By Sean Collins
In the north-west corner of the quiet Meath graveyard of Monknewtown, a hundred yards or so from Dolly Mitchell’s pub, lie the mortal remains of Colonel Patrick Leonard of the U.S. Army.
Patrick Leonard was born in 1821 in Begrath in nearby Tullyallen and migrated to America in 1852 at the age of 31 and, like many young Irishmen of the time, he took a keen interest in political affairs both in Ireland and in his adopted home in the U.S.A.
Having lived in Ireland through the worst years of the Great Famine, Leonard was well aware of the Young Irelanders and their doomed Irish rebellion of 1848. The leader of the Young Irelanders, Thomas Francis Meagher, escaped from prison in Australia and landed in New York in the same year as Leonard.
In 1856, also in New York, John O’Mahony established the Fenian Brotherhood and James Stephens started the Irish Republican Brotherhood.
With the outbreak of Civil War in America, Meagher was most notable for recruiting and leading the Irish Brigade, and encouraging support among Irish immigrants for the Union.
Patrick Leonard joined the 99th New York National Guard, and was commissioned a Major in Meagher’s Irish Brigade. He served at Elmira Prison in New York State, the biggest prison for Confederate soldiers in the Union.He was further commissioned a Lieutenant- Colonel in the U.S. Federation army or the army of the union.
Retiring from the army he set about making plans to return to Ireland in September 1865.There was much speculation about a planned Fenian Rebellion in Ireland.

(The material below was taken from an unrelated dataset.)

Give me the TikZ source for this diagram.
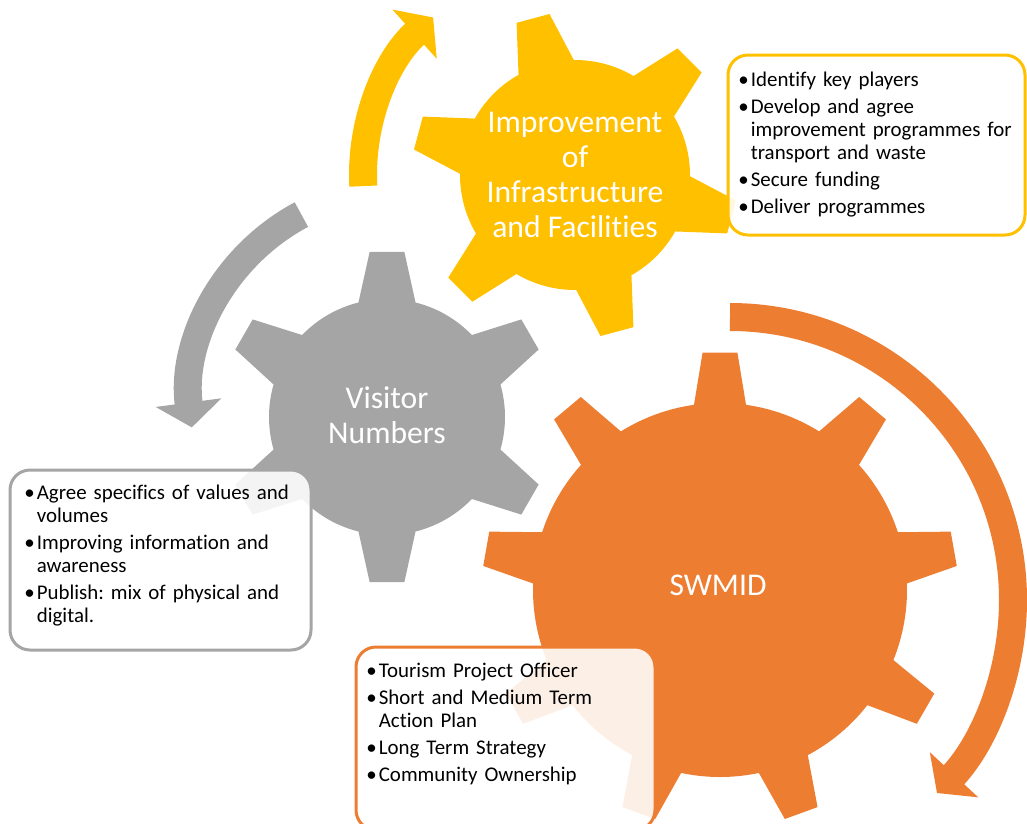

American newspapers in mid-1865, particularly in Boston and New York reported that James Stephens and a number of his Fenian military colleagues had returned to Ireland. Patrick Leonard was part of this group, and his native Louth would be his area of operation.

The Irish Examiner reported on the 5th October 1865 that Patrick Leonard had been arrested at the house of “Callan the Saddler” close to his home place of Begrath.
Among his possessions were a union army officer’s uniform, a revolver, bullets and a bullet mould along with an officer’s sabre. He also had maps of Ireland, his commission warrant and a drill book.
Leonard was detained until the 19th October, when at Mell Court House he was discharged through lack of evidence, the judge expressed the hope “that the area would be free from the taint of Fenianism.” However, Colonel Leonard continued his work openly organising the Fenian Movement in the county of Louth.
On the evening of the 5th of March 1867, Fenians rose in rebellion all over Ireland and in Drogheda Colonel Leonard took a leading role in the doomed rebellion. A total of twelve people were killed across the country on the day. When it became apparent that the co-ordinated rising that had been planned was not transpiring, most rebels simply went home.

The rising failed as a result of lack of arms and planning, but also because of the British authorities’ effective use of informers. The district Inspector at Drogheda reported he had received a letter on March 4th outlining the local Fenian’s plans.
Patrick Leonard escaped from Drogheda on the evening of the 5th March and many romantic tales have been written about his escape, but a simple letter written in the Irish Examiner suggests he was back in the USA by the end of March.
Leonard continued to take an active part in the Fenian organisation in America before he finally returned to Ireland in 1873. The Freeman’s Journal reports his death on the 16th of September of that year as a result of declining health due to TB, aged 51 yrs. He was residing with his sister Catherine at her home at the Black Bull ,Dublin Road,Drogheda.
The Fenians of the Drogheda area had not forgotten their colleague Patrick Leonard and a large funeral was planned for him. The papers record upwards on ten thousand people attending his funeral to Monknewtown Cemetery.
Under the stewardship of Patrick Tuite of Tullyallen, a fund raising drive provided the money for Leonard’s monument at Monknewtown, unveiled in 1874, designed by William Reynolds of Oldbridge.
Marching bands from Drogheda, Dundalk, and Dublin performed the “Death March of Saul” and the anniversary became an almost national event with the 1798 centenary in 1898 regarded as being the biggest turnout at Monknewtown to remember Leonard whose descendants live at Begrath to this day.